→ Dataset section:
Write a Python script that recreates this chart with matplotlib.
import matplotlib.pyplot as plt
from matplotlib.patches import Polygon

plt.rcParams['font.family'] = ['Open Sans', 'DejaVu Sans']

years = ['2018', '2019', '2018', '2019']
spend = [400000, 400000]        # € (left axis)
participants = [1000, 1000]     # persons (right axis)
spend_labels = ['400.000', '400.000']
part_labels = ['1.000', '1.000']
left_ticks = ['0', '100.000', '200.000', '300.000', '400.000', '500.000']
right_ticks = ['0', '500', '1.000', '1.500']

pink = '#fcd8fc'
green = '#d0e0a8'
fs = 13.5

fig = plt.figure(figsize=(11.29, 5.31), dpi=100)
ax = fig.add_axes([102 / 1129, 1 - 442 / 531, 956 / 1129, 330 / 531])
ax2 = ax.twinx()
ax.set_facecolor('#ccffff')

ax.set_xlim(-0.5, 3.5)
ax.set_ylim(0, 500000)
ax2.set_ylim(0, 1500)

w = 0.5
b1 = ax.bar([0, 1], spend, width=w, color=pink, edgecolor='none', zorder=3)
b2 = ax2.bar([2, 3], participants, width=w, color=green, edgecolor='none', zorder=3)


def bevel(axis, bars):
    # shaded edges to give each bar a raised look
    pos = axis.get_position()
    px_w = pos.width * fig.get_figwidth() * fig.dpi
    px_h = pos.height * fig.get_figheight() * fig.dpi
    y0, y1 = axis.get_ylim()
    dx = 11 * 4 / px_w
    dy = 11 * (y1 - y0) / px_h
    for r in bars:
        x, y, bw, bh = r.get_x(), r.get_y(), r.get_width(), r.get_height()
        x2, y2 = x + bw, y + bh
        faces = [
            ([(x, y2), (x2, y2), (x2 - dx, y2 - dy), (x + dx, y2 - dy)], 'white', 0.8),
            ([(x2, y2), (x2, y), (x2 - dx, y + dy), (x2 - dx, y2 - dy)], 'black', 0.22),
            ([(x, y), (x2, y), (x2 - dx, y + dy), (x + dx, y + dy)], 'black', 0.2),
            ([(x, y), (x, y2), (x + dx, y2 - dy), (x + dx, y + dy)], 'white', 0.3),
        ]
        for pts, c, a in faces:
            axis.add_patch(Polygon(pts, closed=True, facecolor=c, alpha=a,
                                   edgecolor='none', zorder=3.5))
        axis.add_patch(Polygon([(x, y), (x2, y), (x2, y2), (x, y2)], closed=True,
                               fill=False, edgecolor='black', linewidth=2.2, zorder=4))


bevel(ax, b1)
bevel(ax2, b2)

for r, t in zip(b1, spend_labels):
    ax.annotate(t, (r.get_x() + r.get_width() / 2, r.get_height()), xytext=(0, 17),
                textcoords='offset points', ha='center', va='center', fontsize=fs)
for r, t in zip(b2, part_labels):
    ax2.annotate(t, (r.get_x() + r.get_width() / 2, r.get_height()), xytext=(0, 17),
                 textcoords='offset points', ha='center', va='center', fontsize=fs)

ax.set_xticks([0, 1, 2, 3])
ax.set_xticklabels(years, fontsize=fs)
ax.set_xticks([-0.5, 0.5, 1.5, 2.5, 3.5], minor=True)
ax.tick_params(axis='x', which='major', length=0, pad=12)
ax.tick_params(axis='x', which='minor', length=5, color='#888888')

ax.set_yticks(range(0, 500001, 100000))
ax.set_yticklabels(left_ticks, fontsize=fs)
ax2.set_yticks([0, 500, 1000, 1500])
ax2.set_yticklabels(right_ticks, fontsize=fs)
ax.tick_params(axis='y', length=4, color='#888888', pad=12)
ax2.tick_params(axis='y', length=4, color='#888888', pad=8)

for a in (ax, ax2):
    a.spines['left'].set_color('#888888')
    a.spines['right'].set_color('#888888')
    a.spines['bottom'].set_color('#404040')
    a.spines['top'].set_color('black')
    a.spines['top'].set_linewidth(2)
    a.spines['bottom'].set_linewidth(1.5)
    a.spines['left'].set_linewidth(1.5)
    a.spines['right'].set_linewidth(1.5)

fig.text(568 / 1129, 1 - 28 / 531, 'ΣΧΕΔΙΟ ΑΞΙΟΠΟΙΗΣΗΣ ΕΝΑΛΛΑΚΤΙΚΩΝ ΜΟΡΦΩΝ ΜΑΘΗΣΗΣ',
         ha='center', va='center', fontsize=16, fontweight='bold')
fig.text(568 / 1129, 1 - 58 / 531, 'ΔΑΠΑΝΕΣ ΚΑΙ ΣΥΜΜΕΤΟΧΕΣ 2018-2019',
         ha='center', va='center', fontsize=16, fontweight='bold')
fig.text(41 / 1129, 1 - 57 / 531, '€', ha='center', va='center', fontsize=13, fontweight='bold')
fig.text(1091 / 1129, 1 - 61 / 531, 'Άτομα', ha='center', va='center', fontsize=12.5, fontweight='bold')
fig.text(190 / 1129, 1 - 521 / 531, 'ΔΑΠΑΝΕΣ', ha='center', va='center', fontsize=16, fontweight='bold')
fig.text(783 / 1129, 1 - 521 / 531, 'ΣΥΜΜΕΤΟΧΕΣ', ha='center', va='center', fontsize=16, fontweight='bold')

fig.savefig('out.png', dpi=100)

→ Your goal: Repeat the data precisely, line by line.

→ Finished answer:
Write a Python script that recreates this chart with matplotlib.
import matplotlib.pyplot as plt
from matplotlib.patches import Polygon

plt.rcParams['font.family'] = ['Open Sans', 'DejaVu Sans']

years = ['2018', '2019', '2018', '2019']
spend = [400000, 400000]        # € (left axis)
participants = [1000, 1000]     # persons (right axis)
spend_labels = ['400.000', '400.000']
part_labels = ['1.000', '1.000']
left_ticks = ['0', '100.000', '200.000', '300.000', '400.000', '500.000']
right_ticks = ['0', '500', '1.000', '1.500']

pink = '#fcd8fc'
green = '#d0e0a8'
fs = 13.5

fig = plt.figure(figsize=(11.29, 5.31), dpi=100)
ax = fig.add_axes([102 / 1129, 1 - 442 / 531, 956 / 1129, 330 / 531])
ax2 = ax.twinx()
ax.set_facecolor('#ccffff')

ax.set_xlim(-0.5, 3.5)
ax.set_ylim(0, 500000)
ax2.set_ylim(0, 1500)

w = 0.5
b1 = ax.bar([0, 1], spend, width=w, color=pink, edgecolor='none', zorder=3)
b2 = ax2.bar([2, 3], participants, width=w, color=green, edgecolor='none', zorder=3)


def bevel(axis, bars):
    # shaded edges to give each bar a raised look
    pos = axis.get_position()
    px_w = pos.width * fig.get_figwidth() * fig.dpi
    px_h = pos.height * fig.get_figheight() * fig.dpi
    y0, y1 = axis.get_ylim()
    dx = 11 * 4 / px_w
    dy = 11 * (y1 - y0) / px_h
    for r in bars:
        x, y, bw, bh = r.get_x(), r.get_y(), r.get_width(), r.get_height()
        x2, y2 = x + bw, y + bh
        faces = [
            ([(x, y2), (x2, y2), (x2 - dx, y2 - dy), (x + dx, y2 - dy)], 'white', 0.8),
            ([(x2, y2), (x2, y), (x2 - dx, y + dy), (x2 - dx, y2 - dy)], 'black', 0.22),
            ([(x, y), (x2, y), (x2 - dx, y + dy), (x + dx, y + dy)], 'black', 0.2),
            ([(x, y), (x, y2), (x + dx, y2 - dy), (x + dx, y + dy)], 'white', 0.3),
        ]
        for pts, c, a in faces:
            axis.add_patch(Polygon(pts, closed=True, facecolor=c, alpha=a,
                                   edgecolor='none', zorder=3.5))
        axis.add_patch(Polygon([(x, y), (x2, y), (x2, y2), (x, y2)], closed=True,
                               fill=False, edgecolor='black', linewidth=2.2, zorder=4))


bevel(ax, b1)
bevel(ax2, b2)

for r, t in zip(b1, spend_labels):
    ax.annotate(t, (r.get_x() + r.get_width() / 2, r.get_height()), xytext=(0, 17),
                textcoords='offset points', ha='center', va='center', fontsize=fs)
for r, t in zip(b2, part_labels):
    ax2.annotate(t, (r.get_x() + r.get_width() / 2, r.get_height()), xytext=(0, 17),
                 textcoords='offset points', ha='center', va='center', fontsize=fs)

ax.set_xticks([0, 1, 2, 3])
ax.set_xticklabels(years, fontsize=fs)
ax.set_xticks([-0.5, 0.5, 1.5, 2.5, 3.5], minor=True)
ax.tick_params(axis='x', which='major', length=0, pad=12)
ax.tick_params(axis='x', which='minor', length=5, color='#888888')

ax.set_yticks(range(0, 500001, 100000))
ax.set_yticklabels(left_ticks, fontsize=fs)
ax2.set_yticks([0, 500, 1000, 1500])
ax2.set_yticklabels(right_ticks, fontsize=fs)
ax.tick_params(axis='y', length=4, color='#888888', pad=12)
ax2.tick_params(axis='y', length=4, color='#888888', pad=8)

for a in (ax, ax2):
    a.spines['left'].set_color('#888888')
    a.spines['right'].set_color('#888888')
    a.spines['bottom'].set_color('#404040')
    a.spines['top'].set_color('black')
    a.spines['top'].set_linewidth(2)
    a.spines['bottom'].set_linewidth(1.5)
    a.spines['left'].set_linewidth(1.5)
    a.spines['right'].set_linewidth(1.5)

fig.text(568 / 1129, 1 - 28 / 531, 'ΣΧΕΔΙΟ ΑΞΙΟΠΟΙΗΣΗΣ ΕΝΑΛΛΑΚΤΙΚΩΝ ΜΟΡΦΩΝ ΜΑΘΗΣΗΣ',
         ha='center', va='center', fontsize=16, fontweight='bold')
fig.text(568 / 1129, 1 - 58 / 531, 'ΔΑΠΑΝΕΣ ΚΑΙ ΣΥΜΜΕΤΟΧΕΣ 2018-2019',
         ha='center', va='center', fontsize=16, fontweight='bold')
fig.text(41 / 1129, 1 - 57 / 531, '€', ha='center', va='center', fontsize=13, fontweight='bold')
fig.text(1091 / 1129, 1 - 61 / 531, 'Άτομα', ha='center', va='center', fontsize=12.5, fontweight='bold')
fig.text(190 / 1129, 1 - 521 / 531, 'ΔΑΠΑΝΕΣ', ha='center', va='center', fontsize=16, fontweight='bold')
fig.text(783 / 1129, 1 - 521 / 531, 'ΣΥΜΜΕΤΟΧΕΣ', ha='center', va='center', fontsize=16, fontweight='bold')

fig.savefig('out.png', dpi=100)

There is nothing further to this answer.